Que havia pessoas pobres e necessitadas na Igreja Primitiva depreendemos, também, do texto bíblico de Atos 2.45 que informa o seguinte a respeito da atitude e ação dos crentes mais abastados: “Vendiam suas propriedades e fazendas, e repartiam com todos, segundo cada um tinha necessidade”. Havia uma comunhão, entre estes crentes, que excedia o aspecto místico. Não era apenas uma comunhão poderosa e avivada das reuniões que tinham, não era apenas a preocupação com a alma, não era apenas a busca de poder pentecostal, não era apenas a satisfação com a edificação das pregações apostólicas, mas, sobretudo o cuidado que tinham um com o outro: “E todos os que criam estavam juntos, e tinham tudo em comum”.

IV – AVIVAMENTO ESPIRITUAL E OBRA SOCIAL

Uma forma de identificar o avivamento em nossas igrejas, e que poucos a consideram, é o envolvimento dela com a ação e o serviço social. O pastor Armando J. Cidaco diz que: “O avivamento espiritual, que é tanto a causa como o produto de uma Igreja Viva, precisa abranger a igreja como um todo, se não queremos um organismo aleijado ou disforme. Não se pode falar de um avivamento que priorize apenas um aspecto da totalidade do ser humano como, por exemplo, o destino de sua alma, em detrimento de seu bem-estar físico e social”. [3]

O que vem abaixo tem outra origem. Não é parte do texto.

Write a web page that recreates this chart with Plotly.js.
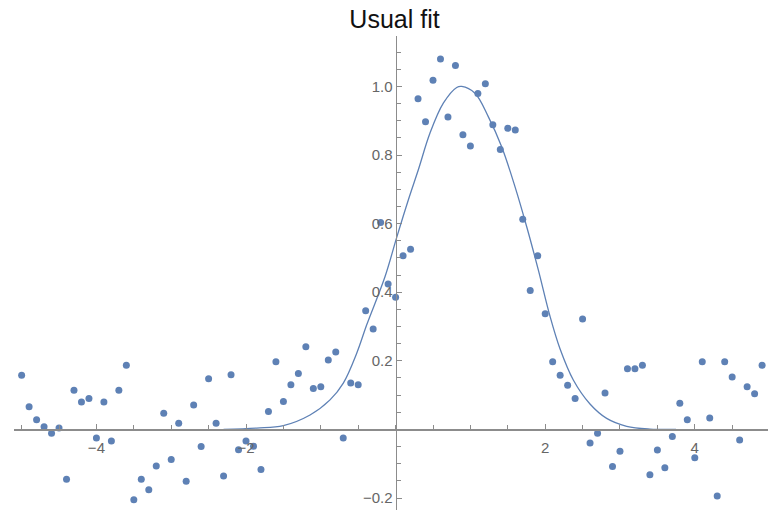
<!DOCTYPE html>
<html>
<head>
<meta charset="utf-8">
<script src="https://cdn.plot.ly/plotly-3.0.1.min.js"></script>
<style>html,body{margin:0;padding:0;background:#fff;}#chart{width:768px;height:510px;}</style>
</head>
<body>
<div id="chart"></div>
<script>
// Data points (x, y)
var dataX = [-5.0,-4.9,-4.8,-4.7,-4.6,-4.5,-4.4,-4.3,-4.2,-4.1,
             -4.0,-3.9,-3.8,-3.7,-3.6,-3.5,-3.4,-3.3,-3.2,-3.1,
             -3.0,-2.9,-2.8,-2.7,-2.6,-2.5,-2.4,-2.3,-2.2,-2.1,
             -2.0,-1.9,-1.8,-1.7,-1.6,-1.5,-1.4,-1.3,-1.2,-1.1,
             -1.0,-0.9,-0.8,-0.7,-0.6,-0.5,-0.4,-0.3,-0.2,-0.1,
              0.0, 0.1, 0.2, 0.3, 0.4, 0.5, 0.6, 0.7, 0.8, 0.9,
              1.0, 1.1, 1.2, 1.3, 1.4, 1.5, 1.6, 1.7, 1.8, 1.9,
              2.0, 2.1, 2.2, 2.3, 2.4, 2.5, 2.6, 2.7, 2.8, 2.9,
              3.0, 3.1, 3.2, 3.3, 3.4, 3.5, 3.6, 3.7, 3.8, 3.9,
              4.0, 4.1, 4.2, 4.3, 4.4, 4.5, 4.6, 4.7, 4.8, 4.9];
var dataY = [0.158, 0.066, 0.028, 0.008,-0.011, 0.004,-0.145, 0.114, 0.080, 0.090,
            -0.025, 0.080,-0.034, 0.114, 0.187,-0.205,-0.145,-0.176,-0.107, 0.047,
            -0.088, 0.018,-0.151, 0.071,-0.050, 0.148, 0.018,-0.136, 0.159,-0.059,
            -0.034,-0.049,-0.117, 0.052, 0.197, 0.081, 0.130, 0.163, 0.241, 0.119,
             0.124, 0.202, 0.226,-0.025, 0.135, 0.130, 0.346, 0.293, 0.603, 0.424,
             0.385, 0.506, 0.525, 0.964, 0.897, 1.018, 1.080, 0.911, 1.061, 0.859,
             0.826, 0.979, 1.008, 0.888, 0.816, 0.878, 0.873, 0.613, 0.405, 0.506,
             0.337, 0.197, 0.158, 0.129, 0.090, 0.322,-0.040,-0.011, 0.106,-0.108,
            -0.064, 0.177, 0.177, 0.187,-0.132,-0.060,-0.112,-0.021, 0.076, 0.028,
            -0.083, 0.197, 0.033,-0.194, 0.197, 0.153,-0.031, 0.124, 0.104, 0.187];

// Fitted curve, values
var fitX = [-2.3,-1.857,-1.501,-1.144,-0.877,-0.699,-0.520,-0.386,-0.142,0.015,
            0.170,0.304,0.460,0.638,0.817,0.884,1.061,1.239,1.418,1.596,
            1.753,1.908,2.064,2.198,2.376,2.599,2.822,3.090,3.401,3.75];
var fitY = [0.000,0.004,0.011,0.042,0.086,0.135,0.222,0.305,0.445,0.560,
            0.669,0.757,0.864,0.951,0.997,1.000,0.980,0.912,0.824,0.708,
            0.591,0.465,0.330,0.235,0.144,0.074,0.032,0.009,0.001,0.000];

var xTickVals = [-4, -2, 2, 4];
var xTickText = ["\u22124", "\u22122", "2", "4"];
var yTickVals = [-0.2, 0.2, 0.4, 0.6, 0.8, 1.0];
var yTickText = ["\u22120.2", "0.2", "0.4", "0.6", "0.8", "1.0"];

var xRange = [-5.102, 4.979];
var yRange = [-0.235, 1.147];

var blue = '#5E81B5';
var axisGray = '#8c8c8c';
var labelGray = '#666666';

var traces = [
  {x: fitX, y: fitY, type: 'scatter', mode: 'lines',
   line: {color: blue, width: 1.3, shape: 'spline', smoothing: 1},
   hoverinfo: 'skip'},
  {x: dataX, y: dataY, type: 'scatter', mode: 'markers',
   marker: {color: blue, size: 7, line: {width: 0}},
   hoverinfo: 'skip'}
];

var layout = {
  width: 768, height: 510,
  margin: {l: 14, r: 0, t: 36, b: 0, pad: 0},
  paper_bgcolor: '#ffffff', plot_bgcolor: '#ffffff',
  showlegend: false,
  hovermode: false,
  title: {text: 'Usual fit', font: {family: 'Liberation Sans, Arial, sans-serif', size: 25, color: '#111'},
          x: 0.5137, xref: 'container', xanchor: 'center', y: 0.962, yref: 'container', yanchor: 'middle'},
  xaxis: {
    range: xRange, showgrid: false, zeroline: false,
    showline: true, linecolor: axisGray, linewidth: 1.3,
    anchor: 'free', position: (0 - yRange[0]) / (yRange[1] - yRange[0]),
    tickmode: 'array', tickvals: xTickVals, ticktext: xTickText,
    ticks: 'inside', ticklen: 5, tickwidth: 1, tickcolor: axisGray,
    ticklabelstandoff: 4,
    minor: {dtick: 0.5, tick0: 0, ticks: 'inside', ticklen: 4, tickwidth: 1, tickcolor: axisGray, showgrid: false},
    tickfont: {family: 'Liberation Sans, Arial, sans-serif', size: 15, color: labelGray}
  },
  yaxis: {
    range: yRange, showgrid: false, zeroline: false,
    showline: true, linecolor: axisGray, linewidth: 1.3,
    anchor: 'free', position: (0 - xRange[0]) / (xRange[1] - xRange[0]),
    tickmode: 'array', tickvals: yTickVals, ticktext: yTickText,
    ticks: 'inside', ticklen: 5, tickwidth: 1, tickcolor: axisGray,
    ticklabelstandoff: 0,
    minor: {dtick: 0.05, tick0: 0, ticks: 'inside', ticklen: 4, tickwidth: 1, tickcolor: axisGray, showgrid: false},
    tickfont: {family: 'Liberation Sans, Arial, sans-serif', size: 15, color: labelGray}
  }
};

Plotly.newPlot('chart', traces, layout, {staticPlot: true, displayModeBar: false});
</script>
</body>
</html>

O evangelho integral não se limita apenas ao entendimento espiritual das pessoas, mas implica em atendê-las em suas necessidades gerais – psicológica, econômica, educacional, física e espiritual.

Em Cristo,



[2] Bíblia de Aplicação Pessoal. Ed: CPAD, pg. 1505.
[3] CIDACO, J. Armando. Um grito pela vida da Igreja. Ed: CPAD, p. 87, 88.